Я заметила, что стоило отцу почувствовать в ком-то искренний интерес к России, как он моментально проникался к этому человеку симпатией. Так получилось и с Мэнартом. Он тогда работал над книгой «Что русские читают? Что русские смотрят?» — о литературных и кинематографических вкусах россиян, и папа помогал ему, как мог. Педантичный Николай Германович (так мы его звали на русский лад) писал книгу, как серьезный научный труд, несколько раз ездил в Россию, встречался с писателями, читателями, библиотекарями и архивариусами; много говорил с папой, а в результате получился увлекательный бестселлер, раскупленный в Германии за несколько дней. Мэнарт тогда ликовал. Папа приехал к нему в Шварцвальд, Аника гостила у родителей, и старый профессор дурачился, как мальчишка. Во время прогулки по пахнувшему смолой, хвоей и грибами лесу прятался за елкой и появлялся, сгорбившись, натянув на голову плащ и опираясь на корявую клюку.

— Ха-ха-ха, Олечка. Ты знаешь, кто я? — противным голосом вопрошал он меня. — Да-а-а, я — Баба-яга! — И пускался за мной вдогонку…

…Через год Николай Германович приехал в гости к папе в Москву, привез нам с Дарьей украшения из серебра с лазуритом и бирюзой из Латинской Америки, был весел и улыбчив.

— А где же Аника? — огорчилась я, поняв, что в этот раз он приехал один.

— О, я купил ей книжный магазин, — гордо улыбаясь, ответил профессор, — у нее теперь много работы.

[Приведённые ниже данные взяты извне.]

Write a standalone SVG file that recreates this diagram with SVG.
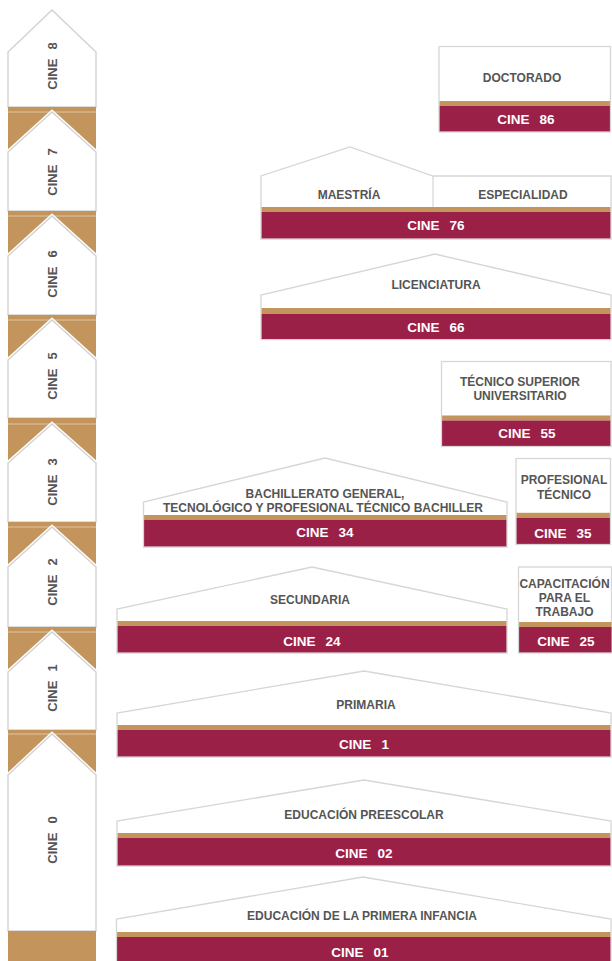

Я порадовалась и чуть позавидовала Анике, которая могла теперь целыми днями сидеть в собственном магазине, принимая умных посетителей и читая любые книжки, поблагодарила Николая Германовича за подарки и больше его не видела, занятая школьными делами. А через несколько месяцев, в ноябре 1983 года, папа получил по почте письмо с черной каемочкой: «Сорок лет назад ясновидящая индианка в Нью-Дели сказала мне, что я доживу до восьмидесяти четырех лет, то есть до 1990 года. Она оказалась плохой предсказательницей. Когда вы прочтете эти строки, меня не будет. Этим летом у меня обнаружили рак желудка и стало ясно, что смерть близка. Чтобы не обрекать себя на бездействие в госпитале, которое могло бы продлить мою жизнь на несколько недель, я решил уйти сейчас. Закончив книгу о русских, которую прочла вся Германия, я писал статьи, выступал по радио и телевидению и порой чувствовал, что у меня просто нет времени умереть. Но теперь финал близок. Разумеется, я бы предпочел, чтобы сбылось индийское предсказание. Я хотел бы жить, радоваться прекрасному и не жаловаться на тяжелые времена. Но я умираю, как часто говорят, после насыщенной жизни. Я не испытываю страха. Скорее любопытство. Что будет? Увижу ли я моих родителей, братьев и мою любимую Энид, которая, умирая, прошептала мне на ухо „до завтра“. Или я буду спать без снов, как спал всегда после тяжелого дня работы? Или это будет абсолютно отлично от всего, что мы себе представляем? Когда вы прочтете эти строки, я уже буду знать.

Мои мысли обращаются ко всем вам — моим друзьям и коллегам. В большой мере благодаря вам я был счастливым человеком. Я желаю вам всего самого лучшего. Храни вас Бог».

Это письмо, как пример настоящего мужества, папа берег среди самых дорогих своих бумаг.